Le chantage russe contre l'Ukraine - Le gaz comme arme de négociation

C'est devenu une méthode de négociation: pour la deuxième fois en deux ans, Gazprom a réduit ses livraisons de gaz à l'Ukraine, de près de moitié pendant 24 heures, avant d'annoncer hier soir le retour à la normale. L'Union européenne, dépendante à près de 80 % des gazoducs ukrainiens pour ses livraisons de gaz russe, a frémi. Jusqu'à ce que Kiev et Moscou promettent de reprendre leurs négociations pour remettre à plat une nouvelle fois encore leurs relations gazières.
La particularité de cette nouvelle crise est qu'elle oppose cette fois autant Moscou et Kiev que les dirigeants ukrainiens entre eux. Si Moscou a une nouvelle fois pris le risque de couper les vannes à l'Ukraine, c'était surtout pour attiser les dissensions entre les deux principaux acteurs de la «révolution» ukrainienne de 2004, le président Viktor Iouchtchenko et la première ministre Ioulia Timochenko. Le 12 février à Moscou, le président Iouchtchenko avait en effet convenu avec Vladimir Poutine d'un règlement de tous les contentieux en suspens: les dettes ukrainiennes envers Gazprom seraient payées et de nouveaux intermédiaires mis en place, un peu moins opaques que les précédents, laissait-on alors espérer.Las, sitôt le président Iouchtchenko rentré au pays, son premier ministre annonçait qu'il fallait totalement en finir avec les intermédiaires et usait de son pouvoir de contrôle sur Naftogaz, l'importateur ukrainien, pour bloquer l'application de l'accord. «Je suis enclin à penser que Timochenko a raison de vouloir supprimer les intermédiaires», décrypte à Kiev Konstantin Bondarenko, directeur de l'Institut des problèmes de management. «En défendant les intermédiaires, Iouchtchenko et Poutine montrent que ces structures leur sont profitables, à eux ou à leurs entourages.»
Cette crise confirme que la campagne pour la prochaine présidentielle de 2009 en Ukraine est déjà bien lancée entre Iouchtchenko et Timochenko, observe cet expert.
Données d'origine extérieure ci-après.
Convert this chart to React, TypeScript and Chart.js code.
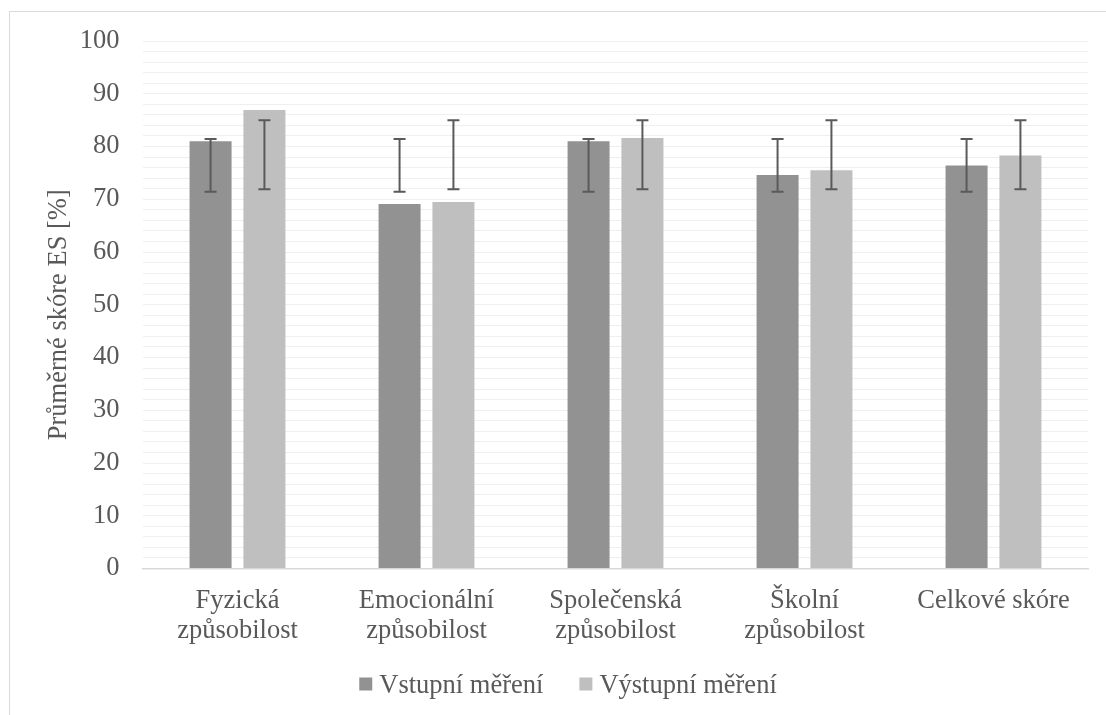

Quoique la Russie joue aussi une partition toute particulière dans cette affaire, rappelle-t-il: «Les deux clés de l'attitude russe sont aujourd'hui la volonté de prendre le contrôle des gazoducs ukrainiens et d'empêcher l'entrée de l'Ukraine à l'OTAN, estime Konstantin Bondarenko. Et si jadis les dirigeants de Gazprom traitaient l'Ukraine comme un partenaire, les dirigeants actuels ont l'air de se demander pourquoi ils devraient payer pour le transport de leur gaz s'ils peuvent prendre le contrôle des tuyaux ukrainiens par des méthodes de prédateurs.» Autant dire que l'apaisement annoncé hier soir n'est certainement pas le fin mot de l'histoire.